When analyzing our computational results, the localized variations in cylinder length and vertical shearing observed in the inactive K50L control function as a compelling exploratory hypothesis regarding geometric mismatch. However, this structural interpretation is not mutually exclusive with the chemical constraints highlighted in the literature. Lysine 50 represents a highly atypical, positively charged residue buried directly within the hydrophobic transmembrane helix. While AlphaFold2-Multimer heavily prioritizes the straight, aliphatic packing of Leucine to generate an idealized circular barrel, substituting this Lysine removes a critical electrostatic hotspot. This charge deletion likely abrogates the mandatory chemical interaction with the unknown membrane target of the L-protein, rendering the rigid cylinder functionally inert regardless of its simulated geometric dimensions.

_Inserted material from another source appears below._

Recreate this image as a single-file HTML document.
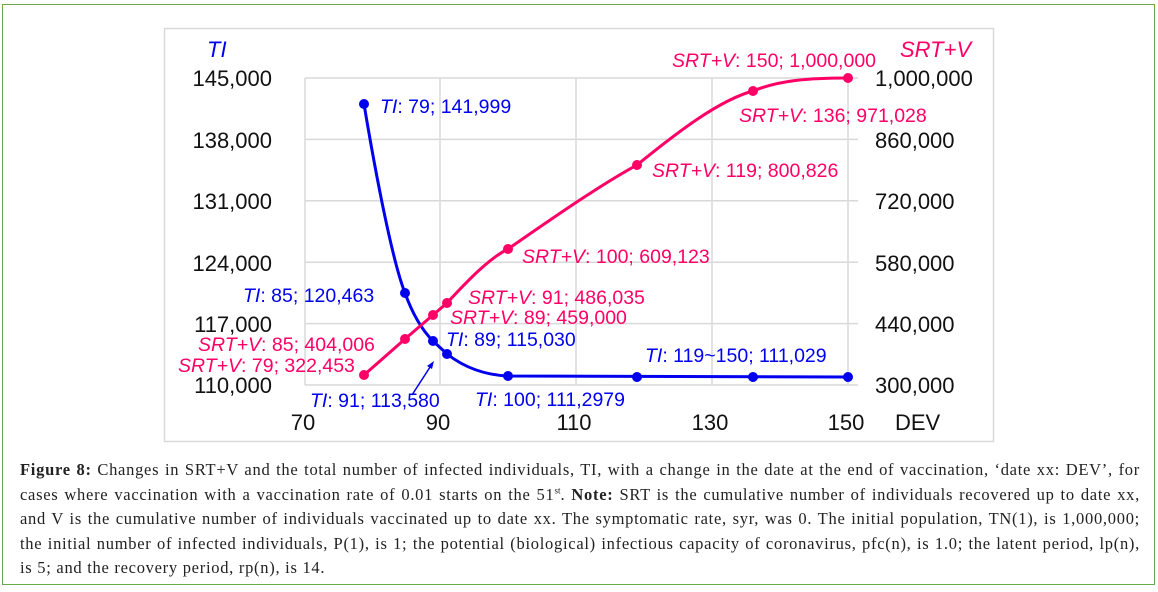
<!DOCTYPE html>
<html><head><meta charset="utf-8"><style>
body{margin:0;background:#fff;width:1158px;height:592px;overflow:hidden;position:relative;font-family:"Liberation Sans",sans-serif}
.frame{position:absolute;left:2px;top:4px;width:1151px;height:579px;border:1.5px solid #6aa84f}
.cap{position:absolute;left:20px;top:458px;width:1120px;font-family:"Liberation Serif",serif;font-size:16.5px;letter-spacing:0.72px;line-height:24.5px;text-align:justify;color:#222}
.cap sup{line-height:0;font-size:9px;letter-spacing:0}
</style></head><body>
<div class="frame"></div>
<svg width="1158" height="592" style="position:absolute;left:0;top:0">
<rect x="164.5" y="28.5" width="829" height="413" fill="#fff" stroke="#d9d9d9" stroke-width="1.5"/>
<g stroke="#d9d9d9" stroke-width="1.5">
<line x1="305" y1="78" x2="858" y2="78"/><line x1="305" y1="139.4" x2="858" y2="139.4"/><line x1="305" y1="200.8" x2="858" y2="200.8"/><line x1="305" y1="262.2" x2="858" y2="262.2"/><line x1="305" y1="323.6" x2="858" y2="323.6"/><line x1="305" y1="385" x2="858" y2="385"/>
<line x1="305" y1="78" x2="305" y2="385"/><line x1="440" y1="78" x2="440" y2="385"/><line x1="576" y1="78" x2="576" y2="385"/><line x1="712" y1="78" x2="712" y2="385"/><line x1="848" y1="78" x2="848" y2="385"/>
</g>
<g font-family="'Liberation Sans Narrow','Liberation Sans',sans-serif" font-size="22" fill="#111">
<text x="272" y="86" text-anchor="end">145,000</text><text x="272" y="148" text-anchor="end">138,000</text><text x="272" y="209" text-anchor="end">131,000</text><text x="272" y="271" text-anchor="end">124,000</text><text x="272" y="332" text-anchor="end">117,000</text><text x="272" y="393" text-anchor="end">110,000</text>
<text x="875" y="86">1,000,000</text><text x="875" y="148">860,000</text><text x="875" y="209">720,000</text><text x="875" y="271">580,000</text><text x="875" y="332">440,000</text><text x="875" y="393">300,000</text>
<text x="303" y="430" text-anchor="middle">70</text><text x="438" y="430" text-anchor="middle">90</text><text x="574" y="430" text-anchor="middle">110</text><text x="710" y="430" text-anchor="middle">130</text><text x="846" y="430" text-anchor="middle">150</text><text x="895" y="430">DEV</text>
</g>
<path fill="none" stroke="#0000ee" stroke-width="3" d="M364,104 C375,170 392,260 405,293 C414,318 425,333 433,341 L447,354 C465,368 485,375 508,376 L848,377"/>
<path fill="none" stroke="#ff0066" stroke-width="3" d="M364,375 L405,339 L433,315 L447,303 C470,278 490,258 508,249 C550,220 600,185 637,165 C680,130 720,100 753,91 C780,80 810,78 848,78"/>
<g fill="#0000ee"><circle cx="364" cy="104" r="5"/><circle cx="405" cy="293" r="5"/><circle cx="433" cy="341" r="5"/><circle cx="447" cy="354" r="5"/><circle cx="508" cy="376" r="5"/><circle cx="637" cy="377" r="5"/><circle cx="753" cy="377" r="5"/><circle cx="848" cy="377" r="5"/></g>
<g fill="#ff0066"><circle cx="364" cy="375" r="5"/><circle cx="405" cy="339" r="5"/><circle cx="433" cy="315" r="5"/><circle cx="447" cy="303" r="5"/><circle cx="508" cy="249" r="5"/><circle cx="637" cy="165" r="5"/><circle cx="753" cy="91" r="5"/><circle cx="848" cy="78" r="5"/></g>
<line x1="412" y1="395" x2="432" y2="364" stroke="#0000ee" stroke-width="1.5"/><polygon points="434,361 427,366 432,369" fill="#0000ee"/>
<g font-family="'Liberation Sans Narrow','Liberation Sans',sans-serif" font-size="19.5" fill="#0000ee">
<text x="207" y="57" font-style="italic" font-size="22">TI</text>
<text x="380" y="113"><tspan font-style="italic">TI</tspan>: 79; 141,999</text>
<text x="243" y="302"><tspan font-style="italic">TI</tspan>: 85; 120,463</text>
<text x="446" y="346"><tspan font-style="italic">TI</tspan>: 89; 115,030</text>
<text x="310" y="407"><tspan font-style="italic">TI</tspan>: 91; 113,580</text>
<text x="475" y="406"><tspan font-style="italic">TI</tspan>: 100; 111,2979</text>
<text x="645" y="362"><tspan font-style="italic">TI</tspan>: 119~150; 111,029</text>
</g>
<g font-family="'Liberation Sans Narrow','Liberation Sans',sans-serif" font-size="19.5" fill="#ff0066">
<text x="900" y="57" font-style="italic" font-size="22">SRT+V</text>
<text x="672" y="67"><tspan font-style="italic">SRT+V</tspan>: 150; 1,000,000</text>
<text x="739" y="122"><tspan font-style="italic">SRT+V</tspan>: 136; 971,028</text>
<text x="652" y="177"><tspan font-style="italic">SRT+V</tspan>: 119; 800,826</text>
<text x="522" y="263"><tspan font-style="italic">SRT+V</tspan>: 100; 609,123</text>
<text x="468" y="304"><tspan font-style="italic">SRT+V</tspan>: 91; 486,035</text>
<text x="450" y="324"><tspan font-style="italic">SRT+V</tspan>: 89; 459,000</text>
<text x="198" y="351"><tspan font-style="italic">SRT+V</tspan>: 85; 404,006</text>
<text x="178" y="372"><tspan font-style="italic">SRT+V</tspan>: 79; 322,453</text>
</g>
</svg>
<div class="cap"><b>Figure 8:</b> Changes in SRT+V and the total number of infected individuals, TI, with a change in the date at the end of vaccination, ‘date xx: DEV’, for cases where vaccination with a vaccination rate of 0.01 starts on the 51<sup>st</sup>. <b>Note:</b> SRT is the cumulative number of individuals recovered up to date xx, and V is the cumulative number of individuals vaccinated up to date xx. The symptomatic rate, syr, was 0. The initial population, TN(1), is 1,000,000; the initial number of infected individuals, P(1), is 1; the potential (biological) infectious capacity of coronavirus, pfc(n), is 1.0; the latent period, lp(n), is 5; and the recovery period, rp(n), is 14.</div>
</body></html>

Conversely, our engineered variant A45P introduces a targeted Proline substitution. The Proline residue acts as a dynamic molecular hinge that breaks ideal helical symmetry, introducing structural flexibility that is scored with low local pLDDT metrics. This proline-mediated bending may provide the necessary conformational elasticity to bypass the autologous steric blockade of the unchaperoned N-terminus or dynamically realign the remaining interaction vectors with the membrane target, successfully rescuing lytic execution (Lysis = 1). Ultimately, this parallel simulation demonstrates that structural pore formation in predictive software is a geometric baseline rather than a guarantee of biological execution, establishing that future high-throughput sampling must balance macro-geometric length parameters with discrete electrostatic interface constraints.